We’re the United States of America.

We’re not the United States of Europe.

Or the United States of Scandinavia.

Or the United States of Australia.  Or Asia.  Or India…

We are unique.  We were founded on unique principles and by a unique brand of people.  Our ancestors may come from other parts of the world, but we’re different, and we used to be proud of that difference.

We’re apparently not so proud of it any more.

The people who came to these shores did so because they chafed under the restrictions of their homelands.  They weren’t content with their lives there, they came for the freedom to make their own choices, to worship according to their own consciences, to make their own way.  This country grew because the explorers, the adventurers, the “rugged individualists” pushed outward, further west, often at great individual peril.

This was not the attitude that prevailed in the more established Europe, or anywhere else in the world.  The openness of this continent drew those eager to test themselves, to stand on their own two feet, succeed or fail on their own merits, which couldn’t happen where they were living, where the limitations of your parentage and social status dictated your station in life.

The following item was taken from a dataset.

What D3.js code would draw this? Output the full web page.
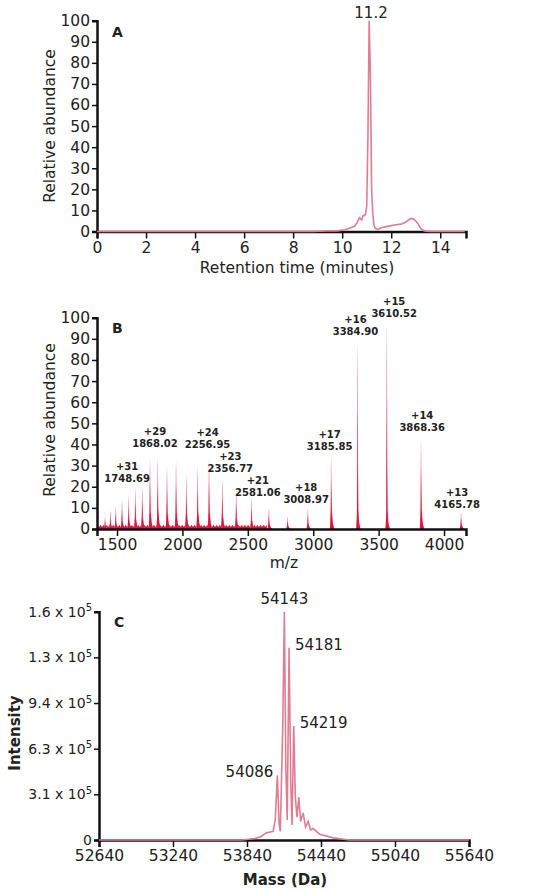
<!DOCTYPE html>
<html><head><meta charset="utf-8">
<script src="https://cdn.jsdelivr.net/npm/d3@7"></script>
<style>
body{margin:0;background:#fff}
text{font-family:"DejaVu Sans",Verdana,sans-serif;fill:#222}
</style></head><body>
<script>
// panel A: chromatogram [minutes, relative abundance]
var chromTime = [0,8.8,9.4,9.8,10.1,10.3,10.5,10.6,10.7,10.8,10.85,10.95,11.0,11.05,11.1,11.15,11.2,11.25,11.3,11.35,11.45,11.6,11.8,12.0,12.2,12.4,12.6,12.8,12.9,13.0,13.1,13.2,13.35,13.6,15]
var chromAbund = [0,0,0.3,0.3,0.8,1.5,2.5,4,6.5,5.5,7.5,8,12,45,100,75,20,8,3,1.5,1,1.8,2.3,2.8,3.2,3.5,4.5,6.2,6,5,3.5,1.5,0.3,0,0]

// panel B: ESI spectrum peaks [m/z, relative abundance]
var peakMz = [1408,1449,1490,1538,1589,1640,1693,1752,1811,1882,1951,2030,2116,2203,2305,2411,2528,2661,2804,2959,3137,3338,3562,3824,4130]
var peakAbund = [6,9,11,14,16,19.5,20.5,34,34,30,33,26,30,34,24,19,15,10,6,10,35,89,98,43,8]
var labelCharge = ["+31","+29","+24","+23","+21","+18","+17","+16","+15","+14","+13"]
var labelMz = ["1748.69","1868.02","2256.95","2356.77","2581.06","3008.97","3185.85","3384.90","3610.52","3868.36","4165.78"]
var labelX = [1577,1790,2192,2366,2577,2946,3125,3323,3619,3833,4100]
var labelY = [22.4,38.8,38.2,27.1,15.8,12.3,37.5,92,100.3,46.4,9.8]

// panel C: deconvoluted mass spectrum [Da, intensity]
var mass = [52640,53800,53900,53944,53998,54052,54070,54086,54100,54110,54130,54143,54155,54166,54181,54195,54205,54219,54232,54245,54260,54275,54295,54315,54336,54355,54376,54430,54538,54673,55640]
var intensity = [0,0,0.01e5,0.02e5,0.05e5,0.06e5,0.15e5,0.453e5,0.12e5,0.06e5,0.8e5,1.6e5,0.5e5,0.14e5,1.348e5,0.4e5,0.105e5,0.799e5,0.3e5,0.16e5,0.30e5,0.13e5,0.19e5,0.09e5,0.13e5,0.07e5,0.08e5,0.04e5,0.015e5,0,0]
var massTicks = [52640,53240,53840,54440,55040,55640]
var intTicks = [0,0.32e5,0.64e5,0.96e5,1.28e5,1.6e5]
var intLabels = ["0","3.1 x 10","6.3 x 10","9.4 x 10","1.3 x 10","1.6 x 10"]
var peakLabelsC = [[54086,0.453e5,"54086",-1],[54143,1.6e5,"54143",0],[54181,1.348e5,"54181",1],[54219,0.799e5,"54219",1]]

var svg = d3.select("body").append("svg").attr("width",551).attr("height",893)
var lineCol = "#e07d93"

function axes(g, x, y, xTicks, xMinor, yTicks, yMinor, xFmt, yFmt) {
  var h = y.range()[0]
  var xa = g.append("g").attr("transform","translate(0,"+h+")")
  xa.call(d3.axisBottom(x).tickValues(xMinor).tickSize(4).tickFormat(""))
  xa.call(d3.axisBottom(x).tickValues(xTicks).tickSize(7).tickFormat(xFmt).tickPadding(3))
  var ya = g.append("g").attr("transform","translate("+x.range()[0]+",0)")
  ya.call(d3.axisLeft(y).tickValues(yMinor).tickSize(3).tickFormat(""))
  ya.call(d3.axisLeft(y).tickValues(yTicks).tickSize(5).tickFormat(yFmt).tickPadding(2))
  g.selectAll(".domain").attr("stroke","#111").attr("stroke-width",2.5)
  g.selectAll(".tick line").attr("stroke","#111").attr("stroke-width",1.5)
  g.selectAll(".tick text").style("font-size","15.5px").attr("fill","#222")
  return [xa, ya]
}

// ---- panel A
var gA = svg.append("g")
var xA = d3.scaleLinear().domain([0,15.05]).range([97,466])
var yA = d3.scaleLinear().domain([0,100]).range([231.5,20.7])
axes(gA, xA, yA, d3.range(0,15,2), d3.range(0,15.05,0.5), d3.range(0,101,10), d3.range(0,101,2.5), d3.format("d"), d3.format("d"))
gA.append("path").datum(d3.zip(chromTime,chromAbund))
  .attr("d", d3.line().x(d=>xA(d[0])).y(d=>yA(d[1])))
  .attr("fill","none").attr("stroke",lineCol).attr("stroke-width",1.6)
gA.append("text").attr("x",371).attr("y",18).attr("text-anchor","middle").style("font-size","15px").text("11.2")
gA.append("text").attr("x",112).attr("y",37).style("font-size","14px").style("font-weight","bold").text("A")
gA.append("text").attr("x",297).attr("y",273).attr("text-anchor","middle").style("font-size","15.5px").text("Retention time (minutes)")
gA.append("text").attr("transform","translate(55,126) rotate(-90)").attr("text-anchor","middle").style("font-size","15.5px").text("Relative abundance")

// ---- panel B
var gB = svg.append("g")
var xB = d3.scaleLinear().domain([1347,4168]).range([97,466])
var yB = d3.scaleLinear().domain([0,100]).range([529,317.7])
var baseX = d3.range(1350,2650,8)
gB.append("path").datum(baseX)
  .attr("d", d3.area().x(d=>xB(d)).y0(yB(0)).y1((d,i)=>yB(i%3==0?2:1.2)))
  .attr("fill","#d9173f")
peakMz.forEach(function(m,i){
  var hgt = peakAbund[i]
  var pts = [[m-10,0],[m-5,Math.min(hgt*0.25,5)],[m-2,hgt*0.8],[m,hgt],[m+2,hgt*0.85],[m+6,hgt*0.3],[m+12,Math.min(hgt*0.12,4)],[m+22,0]]
  gB.append("path").datum(pts)
    .attr("d", d3.area().x(d=>xB(d[0])).y0(yB(0)).y1(d=>yB(d[1])))
    .attr("fill","#e8899f")
  var pts2 = [[m-9,0],[m-3,Math.min(hgt*0.3,8)],[m,hgt*0.65],[m+4,Math.min(hgt*0.25,10)],[m+12,Math.min(hgt*0.1,3)],[m+24,0]]
  gB.append("path").datum(pts2)
    .attr("d", d3.area().x(d=>xB(d[0])).y0(yB(0)).y1(d=>yB(d[1])))
    .attr("fill","#d9173f")
})
axes(gB, xB, yB, d3.range(1500,4001,500), d3.range(1400,4168,100), d3.range(0,101,10), d3.range(0,101,2.5), d3.format("d"), d3.format("d"))
labelCharge.forEach(function(c,i){
  var t = gB.append("text").attr("text-anchor","middle").style("font-size","10px").style("font-weight","bold")
  t.append("tspan").attr("x",xB(labelX[i])).attr("y",yB(labelY[i])-12).text(c)
  t.append("tspan").attr("x",xB(labelX[i])).attr("y",yB(labelY[i])).text(labelMz[i])
})
gB.append("text").attr("x",112).attr("y",333).style("font-size","14px").style("font-weight","bold").text("B")
gB.append("text").attr("x",284).attr("y",568).attr("text-anchor","middle").style("font-size","15.5px").text("m/z")
gB.append("text").attr("transform","translate(55,420) rotate(-90)").attr("text-anchor","middle").style("font-size","15.5px").text("Relative abundance")

// ---- panel C
var gC = svg.append("g")
var xC = d3.scaleLinear().domain([52640,55640]).range([99,469])
var yC = d3.scaleLinear().domain([0,1.6e5]).range([840,611.7])
var ax = axes(gC, xC, yC, massTicks, d3.range(52640,55641,300), intTicks, d3.range(0,1.61e5,0.16e5), d3.format("d"), (d,i)=>intLabels[i])
ax[1].selectAll(".tick text").style("font-size","14px").filter((d,i,n)=>d>0 && n[i].textContent!="").each(function(){
  d3.select(this).append("tspan").attr("dy","-0.55em").style("font-size","10px").text("5")
})
gC.append("path").datum(d3.zip(mass,intensity))
  .attr("d", d3.line().x(d=>xC(d[0])).y(d=>yC(d[1])))
  .attr("fill","none").attr("stroke",lineCol).attr("stroke-width",1.6)
peakLabelsC.forEach(function(p){
  gC.append("text").attr("x",xC(p[0])+(p[3]<0?-4:p[3]>0?6:0)).attr("y",yC(p[1])-(p[3]===0?8:-2))
    .attr("text-anchor",p[3]<0?"end":p[3]>0?"start":"middle").style("font-size","15px").text(p[2])
})
gC.append("text").attr("x",114).attr("y",627).style("font-size","14px").style("font-weight","bold").text("C")
gC.append("text").attr("x",285).attr("y",885).attr("text-anchor","middle").style("font-size","15px").style("font-weight","bold").text("Mass (Da)")
gC.append("text").attr("transform","translate(20,733) rotate(-90)").attr("text-anchor","middle").style("font-size","15px").style("font-weight","bold").text("Intensity")
</script>
</body></html>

I could go on, but suffice it to say that The United States of America became a world power based on that individual initiative, the risk taking, and voluntarily coming together for a common cause.  Did we divide into social classes?  Of course – but unlike in Europe, your birth into one level didn’t preclude you “rising” into another, improving your lot in life, based on your own hard work. Individual success meant that others could succeed; anyone could succeed, regardless of birth or origin, if they were willing to put themselves out there and take the risk, put in the work.  Those values are enshrined in our founding, the Declaration of Independence, the Constitution, the Bill of Rights.  Those values put men on the moon, and were (and are) a beacon to the rest of the world.

The United States of America is the epitome, the ultimate, “rags to riches” story.

We’re not like any other place in the world.

Why are we turning our backs on that, denying our uniqueness, and trying to become what our forebears fled?